Activation membership

Push/pop and membership answer two different questions. Push/pop (above) determines when a virtual activation is open — its lifetime on the call stack. Membership determines which open activation a given instruction belongs to. The two are independent, and a debugger uses both.

An instruction belongs to the innermost open virtual activation if and only if its context carries an inline identifier in its transform list — so composed markers such as ["inline", "fold"] still confer membership. The nesting depth is the number of "inline" occurrences in the list (doubly-inlined code carries ["inline", "inline"]). Membership is determined per-instruction from this marker, not from instruction ranges: optimization passes may relocate or interleave an inlined body, so a positional "everything between the invoke and the return" rule would be unsound.

This is why membership is separate from lifetime. An activation opened by an invoke stays open until its return, even across instructions that are not its members — for example, caller code an optimizer interleaved into the body's trace span. Such a non-member instruction (no inline marker for that depth) is attributed to the enclosing activation, not the inlined one, even while the virtual activation remains on the stack.

Correlating with name

The push/pop and membership rules above reconstruct activations without any correlation identifier: they rely on invoke/return appearing in a well-nested order and on the inline marker to attribute instructions. That is sufficient for typical compiler output. It has two blind spots, both arising because the marker alone can't tell one activation from another of the same function:

  • Adjacent activations of the same function. Two inlined copies of the same callee placed back-to-back, with no intervening caller instruction, read as one activation to a debugger that groups a consecutive run of inline-marked instructions.
  • Reordered or interleaved bodies. An optimizer that moves a return marker ahead of its invoke, or interleaves two activations non-nested, defeats strict push/pop pairing.

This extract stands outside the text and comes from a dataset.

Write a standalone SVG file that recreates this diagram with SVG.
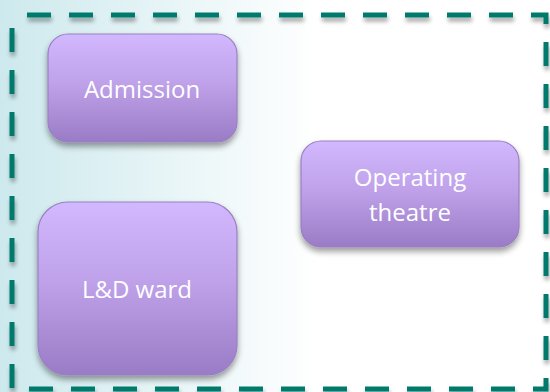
<svg xmlns="http://www.w3.org/2000/svg" width="550" height="392" viewBox="0 0 550 392">
<defs>
<linearGradient id="bg" x1="0" y1="0" x2="1" y2="0">
<stop offset="0" stop-color="#cde9ed"/>
<stop offset="0.58" stop-color="#ffffff"/>
<stop offset="1" stop-color="#ffffff"/>
</linearGradient>
<linearGradient id="nodeFill" x1="0" y1="0" x2="0" y2="1">
<stop offset="0" stop-color="#d2b8fe"/>
<stop offset="0.45" stop-color="#bfa2ea"/>
<stop offset="1" stop-color="#9a7cc6"/>
</linearGradient>
<filter id="shadow" x="-20%" y="-20%" width="140%" height="150%">
<feGaussianBlur in="SourceAlpha" stdDeviation="3"/>
<feOffset dx="0" dy="4"/>
<feComponentTransfer><feFuncA type="linear" slope="0.4"/></feComponentTransfer>
<feMerge><feMergeNode/><feMergeNode in="SourceGraphic"/></feMerge>
</filter>
<filter id="dshadow" x="-5%" y="-5%" width="110%" height="110%">
<feGaussianBlur in="SourceAlpha" stdDeviation="2"/>
<feOffset dx="1" dy="4"/>
<feComponentTransfer><feFuncA type="linear" slope="0.35"/></feComponentTransfer>
<feMerge><feMergeNode/><feMergeNode in="SourceGraphic"/></feMerge>
</filter>
</defs>
<style>
.node rect { fill: url(#nodeFill); stroke: #9a80c2; stroke-width: 1.2; filter: url(#shadow); }
.node text { fill: #ffffff; font-family: "Open Sans", "Liberation Sans", sans-serif; font-size: 24px; text-anchor: middle; }
.frame { fill: none; stroke: #007a6c; stroke-width: 5; stroke-dasharray: 24 18; stroke-dashoffset: -15; filter: url(#dshadow); }
</style>
<rect x="0" y="0" width="550" height="392" fill="url(#bg)"/>
<g id="frame">
<rect class="frame" x="12" y="15" width="534" height="374"/>
</g>
<g id="connectors"></g>
<g id="admission" class="node">
<rect x="48" y="34" width="189" height="108" rx="20"/>
<text x="142" y="98">Admission</text>
</g>
<g id="operating-theatre" class="node">
<rect x="301" y="141" width="218" height="106" rx="20"/>
<text x="410" y="186">Operating</text>
<text x="410" y="221">theatre</text>
</g>
<g id="ld-ward" class="node">
<rect x="38" y="202" width="199" height="173" rx="30"/>
<text x="137" y="298">L&amp;D ward</text>
</g>
</svg>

A name closes both. When an invoke context carries a name, it declares that activation; the matching return, and the body instructions that belong to it, carry the same name to reference it. Because each name is declared by exactly one invoke, the pairing is explicit and order-independent: adjacent same-function activations have distinct names, and a reference resolves to its declaration regardless of trace order.

When names are present they are authoritative for activation structure — which invoke pairs with which return, and which instructions belong to which activation. Push/pop, the inline marker, and the marker-count depth remain the fallback a name-less debugger uses; in well-nested output the two agree. Where they cannot — the two blind spots above — the names are correct. A compiler that emits names should therefore keep them consistent with the push/pop structure wherever both are determinate, so the two views never silently disagree.

Identity and values

Every function-identity field (identifier, declaration, type) is optional, so a virtual activation degrades gracefully — from full identity down to an anonymous inlined frame — with no fabricated data. A debugger renders whatever is present.

An inlining compiler typically preserves the callee's declaration and per-instruction source ranges for a virtual activation, and can resolve inlined locals that it homed in addressable memory, via variables contexts. Identity fields remain optional and degrade gracefully as described above. Such a compiler does not emit invoke.arguments or return.data pointers in this first version; individual parameter values may still be inspectable as locals inside the body where they are memory-homed. A virtual activation with no resolvable values is still a valid, displayable frame.

A debugger that ignores transform contexts still sees a coherent invoke/return pair and a sound source-level call stack. One that understands them can present virtual activations distinctly — for example, collapsible and tied to the callee's source location.